--- start of Raw data ---

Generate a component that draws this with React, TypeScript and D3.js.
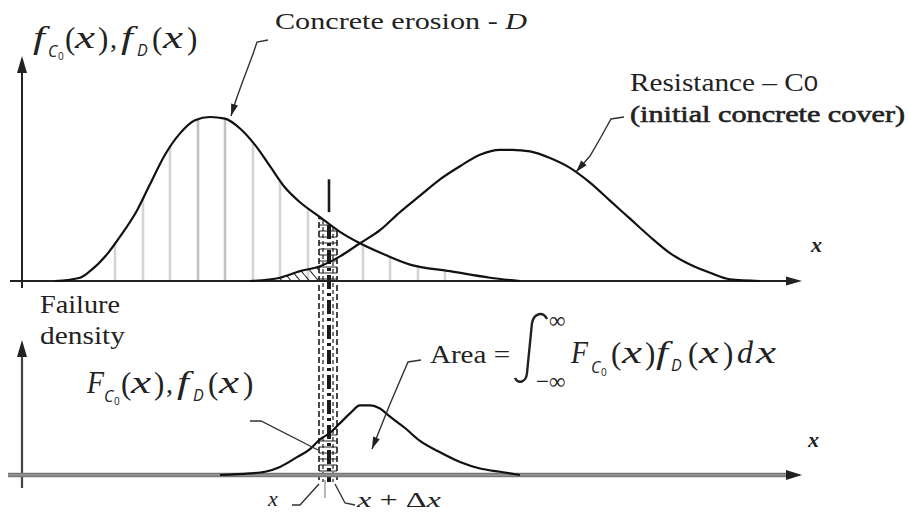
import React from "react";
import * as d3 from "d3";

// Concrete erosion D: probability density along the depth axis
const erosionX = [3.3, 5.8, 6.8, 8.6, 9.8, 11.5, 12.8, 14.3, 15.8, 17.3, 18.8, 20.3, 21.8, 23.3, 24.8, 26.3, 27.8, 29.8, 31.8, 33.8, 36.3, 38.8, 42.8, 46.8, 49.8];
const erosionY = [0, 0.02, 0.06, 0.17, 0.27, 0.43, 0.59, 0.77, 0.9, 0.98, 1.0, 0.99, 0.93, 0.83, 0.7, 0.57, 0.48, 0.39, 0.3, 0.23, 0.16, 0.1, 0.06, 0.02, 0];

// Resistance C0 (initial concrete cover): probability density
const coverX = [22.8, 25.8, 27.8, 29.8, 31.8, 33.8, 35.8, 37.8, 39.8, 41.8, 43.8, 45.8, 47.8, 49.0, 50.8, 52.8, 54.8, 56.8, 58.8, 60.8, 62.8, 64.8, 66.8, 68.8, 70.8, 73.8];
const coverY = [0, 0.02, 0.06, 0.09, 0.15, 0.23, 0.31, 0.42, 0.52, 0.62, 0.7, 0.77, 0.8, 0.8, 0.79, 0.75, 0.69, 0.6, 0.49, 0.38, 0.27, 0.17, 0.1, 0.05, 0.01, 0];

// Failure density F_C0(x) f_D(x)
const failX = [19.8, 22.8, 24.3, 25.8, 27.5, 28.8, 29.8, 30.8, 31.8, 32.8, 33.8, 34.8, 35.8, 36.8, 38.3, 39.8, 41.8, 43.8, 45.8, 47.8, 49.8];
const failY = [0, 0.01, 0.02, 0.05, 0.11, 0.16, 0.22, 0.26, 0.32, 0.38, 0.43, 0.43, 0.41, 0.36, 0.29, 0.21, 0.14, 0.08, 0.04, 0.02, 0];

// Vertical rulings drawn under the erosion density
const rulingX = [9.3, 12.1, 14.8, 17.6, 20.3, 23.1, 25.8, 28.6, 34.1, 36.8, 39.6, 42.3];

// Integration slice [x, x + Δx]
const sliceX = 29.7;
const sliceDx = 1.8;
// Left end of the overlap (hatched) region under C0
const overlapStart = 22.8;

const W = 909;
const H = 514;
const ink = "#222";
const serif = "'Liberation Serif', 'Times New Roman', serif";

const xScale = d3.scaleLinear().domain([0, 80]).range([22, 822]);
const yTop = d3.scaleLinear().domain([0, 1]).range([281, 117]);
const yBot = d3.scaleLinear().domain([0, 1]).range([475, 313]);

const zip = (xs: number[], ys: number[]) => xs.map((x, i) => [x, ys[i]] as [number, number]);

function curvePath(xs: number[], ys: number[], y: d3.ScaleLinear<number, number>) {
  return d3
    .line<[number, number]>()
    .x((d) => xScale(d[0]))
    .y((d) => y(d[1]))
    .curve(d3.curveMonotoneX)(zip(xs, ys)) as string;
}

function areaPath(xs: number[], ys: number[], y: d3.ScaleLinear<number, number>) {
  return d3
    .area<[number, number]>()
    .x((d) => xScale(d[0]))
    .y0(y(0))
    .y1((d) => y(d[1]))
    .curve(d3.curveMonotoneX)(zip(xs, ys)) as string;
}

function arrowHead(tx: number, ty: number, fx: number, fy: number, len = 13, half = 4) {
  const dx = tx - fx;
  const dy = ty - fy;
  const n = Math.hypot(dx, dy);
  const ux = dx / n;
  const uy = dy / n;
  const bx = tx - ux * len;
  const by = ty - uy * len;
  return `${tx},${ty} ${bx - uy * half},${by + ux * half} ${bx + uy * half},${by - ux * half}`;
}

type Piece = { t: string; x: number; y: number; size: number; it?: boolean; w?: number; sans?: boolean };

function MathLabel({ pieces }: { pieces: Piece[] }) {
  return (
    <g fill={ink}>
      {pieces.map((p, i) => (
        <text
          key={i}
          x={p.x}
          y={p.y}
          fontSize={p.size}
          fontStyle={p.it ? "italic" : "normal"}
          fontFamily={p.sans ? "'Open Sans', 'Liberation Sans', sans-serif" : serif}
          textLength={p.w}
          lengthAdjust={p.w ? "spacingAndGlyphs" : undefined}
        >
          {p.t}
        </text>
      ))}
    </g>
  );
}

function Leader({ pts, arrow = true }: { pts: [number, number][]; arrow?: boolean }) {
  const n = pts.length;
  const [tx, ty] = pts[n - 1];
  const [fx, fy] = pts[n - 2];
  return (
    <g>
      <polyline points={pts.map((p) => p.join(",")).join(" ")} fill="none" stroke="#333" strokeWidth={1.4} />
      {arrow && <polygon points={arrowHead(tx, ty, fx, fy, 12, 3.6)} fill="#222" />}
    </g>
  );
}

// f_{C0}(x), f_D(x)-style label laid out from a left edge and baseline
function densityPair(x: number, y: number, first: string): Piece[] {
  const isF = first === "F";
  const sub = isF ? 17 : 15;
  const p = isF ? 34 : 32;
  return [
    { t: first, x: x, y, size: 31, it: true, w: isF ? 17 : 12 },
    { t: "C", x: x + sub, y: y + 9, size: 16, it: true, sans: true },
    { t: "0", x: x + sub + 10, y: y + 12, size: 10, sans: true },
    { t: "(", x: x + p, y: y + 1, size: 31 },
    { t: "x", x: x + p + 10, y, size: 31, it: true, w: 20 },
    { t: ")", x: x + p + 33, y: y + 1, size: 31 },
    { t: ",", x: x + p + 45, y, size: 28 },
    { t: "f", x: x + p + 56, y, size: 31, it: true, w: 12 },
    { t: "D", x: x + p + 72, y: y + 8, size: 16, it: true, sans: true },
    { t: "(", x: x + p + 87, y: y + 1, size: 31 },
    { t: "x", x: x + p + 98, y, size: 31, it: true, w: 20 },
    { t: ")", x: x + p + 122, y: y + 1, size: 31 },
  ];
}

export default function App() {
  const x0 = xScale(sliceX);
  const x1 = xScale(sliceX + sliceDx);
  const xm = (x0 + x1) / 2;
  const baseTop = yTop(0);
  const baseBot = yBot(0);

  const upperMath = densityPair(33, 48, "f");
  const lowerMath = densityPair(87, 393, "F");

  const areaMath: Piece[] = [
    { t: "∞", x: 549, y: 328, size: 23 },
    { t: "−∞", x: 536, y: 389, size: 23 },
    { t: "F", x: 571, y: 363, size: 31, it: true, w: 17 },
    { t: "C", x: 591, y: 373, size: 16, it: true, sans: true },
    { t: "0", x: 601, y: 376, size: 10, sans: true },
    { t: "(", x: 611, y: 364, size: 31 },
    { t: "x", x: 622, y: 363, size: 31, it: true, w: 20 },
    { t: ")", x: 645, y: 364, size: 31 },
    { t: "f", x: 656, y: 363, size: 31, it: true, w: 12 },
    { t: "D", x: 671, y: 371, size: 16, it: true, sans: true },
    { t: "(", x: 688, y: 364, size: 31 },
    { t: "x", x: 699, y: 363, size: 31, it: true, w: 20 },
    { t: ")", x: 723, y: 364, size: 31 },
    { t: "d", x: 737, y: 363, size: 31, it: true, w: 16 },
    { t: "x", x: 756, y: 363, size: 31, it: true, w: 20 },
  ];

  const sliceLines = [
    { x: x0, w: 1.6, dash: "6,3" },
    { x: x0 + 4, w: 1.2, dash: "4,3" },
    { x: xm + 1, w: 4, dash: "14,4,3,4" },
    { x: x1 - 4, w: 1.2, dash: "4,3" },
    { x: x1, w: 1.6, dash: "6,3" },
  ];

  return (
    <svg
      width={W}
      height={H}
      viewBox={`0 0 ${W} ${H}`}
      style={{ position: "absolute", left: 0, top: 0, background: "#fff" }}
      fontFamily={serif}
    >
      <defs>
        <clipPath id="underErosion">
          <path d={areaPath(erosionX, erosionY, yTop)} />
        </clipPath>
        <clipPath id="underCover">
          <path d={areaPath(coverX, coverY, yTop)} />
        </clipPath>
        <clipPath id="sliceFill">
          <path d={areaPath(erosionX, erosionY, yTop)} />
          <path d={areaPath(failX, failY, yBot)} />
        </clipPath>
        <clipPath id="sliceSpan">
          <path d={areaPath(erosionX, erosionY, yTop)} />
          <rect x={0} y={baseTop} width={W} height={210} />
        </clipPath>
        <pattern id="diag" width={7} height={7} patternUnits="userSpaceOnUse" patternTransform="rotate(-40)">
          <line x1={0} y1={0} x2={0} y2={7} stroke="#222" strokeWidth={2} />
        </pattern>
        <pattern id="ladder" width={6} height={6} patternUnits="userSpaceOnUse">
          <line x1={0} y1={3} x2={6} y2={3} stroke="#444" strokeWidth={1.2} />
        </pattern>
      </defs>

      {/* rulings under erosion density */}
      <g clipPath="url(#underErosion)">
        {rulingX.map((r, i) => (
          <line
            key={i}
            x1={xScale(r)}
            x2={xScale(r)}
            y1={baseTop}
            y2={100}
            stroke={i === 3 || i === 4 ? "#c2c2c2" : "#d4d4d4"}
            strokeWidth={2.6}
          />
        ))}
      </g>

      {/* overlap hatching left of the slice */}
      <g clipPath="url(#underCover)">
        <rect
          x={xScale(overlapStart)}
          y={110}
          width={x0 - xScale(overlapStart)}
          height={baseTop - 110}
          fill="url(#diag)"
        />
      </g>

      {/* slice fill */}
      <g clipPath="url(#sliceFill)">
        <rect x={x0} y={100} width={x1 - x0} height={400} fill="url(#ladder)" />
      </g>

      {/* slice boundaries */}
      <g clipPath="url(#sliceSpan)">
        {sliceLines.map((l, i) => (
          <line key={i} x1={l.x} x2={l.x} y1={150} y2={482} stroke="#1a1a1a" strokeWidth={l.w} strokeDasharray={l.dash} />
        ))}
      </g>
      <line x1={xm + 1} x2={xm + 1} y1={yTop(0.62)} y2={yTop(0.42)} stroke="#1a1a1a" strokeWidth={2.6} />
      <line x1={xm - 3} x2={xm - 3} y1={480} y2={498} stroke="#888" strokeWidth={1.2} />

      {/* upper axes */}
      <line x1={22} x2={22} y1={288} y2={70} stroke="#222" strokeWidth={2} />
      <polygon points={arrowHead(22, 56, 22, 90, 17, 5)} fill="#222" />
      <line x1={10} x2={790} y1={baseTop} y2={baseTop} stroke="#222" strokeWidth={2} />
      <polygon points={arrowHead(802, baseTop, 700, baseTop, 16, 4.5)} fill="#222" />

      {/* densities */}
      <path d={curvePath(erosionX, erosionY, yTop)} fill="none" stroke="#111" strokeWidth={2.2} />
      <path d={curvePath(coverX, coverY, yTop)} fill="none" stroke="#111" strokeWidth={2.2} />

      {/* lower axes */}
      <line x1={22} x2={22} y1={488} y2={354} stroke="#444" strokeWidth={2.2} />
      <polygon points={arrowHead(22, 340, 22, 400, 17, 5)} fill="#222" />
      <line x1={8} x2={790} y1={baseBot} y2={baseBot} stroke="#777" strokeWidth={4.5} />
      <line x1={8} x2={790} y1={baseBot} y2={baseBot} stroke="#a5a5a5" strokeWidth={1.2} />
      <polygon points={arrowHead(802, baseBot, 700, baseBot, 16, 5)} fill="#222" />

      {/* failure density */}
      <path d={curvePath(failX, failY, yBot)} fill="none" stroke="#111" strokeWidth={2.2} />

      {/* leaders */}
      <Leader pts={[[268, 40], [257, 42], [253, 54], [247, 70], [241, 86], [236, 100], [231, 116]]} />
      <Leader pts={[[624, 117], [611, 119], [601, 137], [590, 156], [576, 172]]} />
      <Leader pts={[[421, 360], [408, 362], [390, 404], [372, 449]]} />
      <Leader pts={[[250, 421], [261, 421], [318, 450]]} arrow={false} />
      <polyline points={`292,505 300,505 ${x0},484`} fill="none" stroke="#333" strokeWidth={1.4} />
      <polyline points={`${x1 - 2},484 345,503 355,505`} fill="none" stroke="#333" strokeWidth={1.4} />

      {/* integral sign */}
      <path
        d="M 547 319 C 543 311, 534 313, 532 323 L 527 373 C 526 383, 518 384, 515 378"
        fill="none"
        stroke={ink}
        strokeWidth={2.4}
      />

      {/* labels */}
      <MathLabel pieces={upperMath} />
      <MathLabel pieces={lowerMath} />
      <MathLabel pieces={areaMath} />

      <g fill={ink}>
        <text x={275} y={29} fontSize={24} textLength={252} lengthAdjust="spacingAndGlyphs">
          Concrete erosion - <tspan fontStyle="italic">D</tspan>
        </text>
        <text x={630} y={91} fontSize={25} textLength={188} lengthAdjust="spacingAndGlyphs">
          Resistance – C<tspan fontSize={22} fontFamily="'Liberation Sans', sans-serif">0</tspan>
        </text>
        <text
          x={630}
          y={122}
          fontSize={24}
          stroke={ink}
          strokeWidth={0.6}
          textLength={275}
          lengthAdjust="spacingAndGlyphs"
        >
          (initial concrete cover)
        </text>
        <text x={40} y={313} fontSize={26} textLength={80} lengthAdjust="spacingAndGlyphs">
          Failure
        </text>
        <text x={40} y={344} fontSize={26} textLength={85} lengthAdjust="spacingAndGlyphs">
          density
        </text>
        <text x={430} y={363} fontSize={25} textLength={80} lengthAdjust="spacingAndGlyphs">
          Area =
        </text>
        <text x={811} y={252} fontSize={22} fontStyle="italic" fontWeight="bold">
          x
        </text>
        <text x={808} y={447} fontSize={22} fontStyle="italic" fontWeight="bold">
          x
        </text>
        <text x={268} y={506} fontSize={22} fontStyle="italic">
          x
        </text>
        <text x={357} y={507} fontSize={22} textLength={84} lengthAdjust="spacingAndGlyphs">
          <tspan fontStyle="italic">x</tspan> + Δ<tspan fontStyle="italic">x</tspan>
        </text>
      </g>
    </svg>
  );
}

--- end of Raw data ---

■ Set task:
With the pictures left out, restate word for word every line of the data above, from the first down to the line that contains "import * as".

■ Result:
Generate a component that draws this with React, TypeScript and D3.js.
import React from "react";
import * as d3 from "d3";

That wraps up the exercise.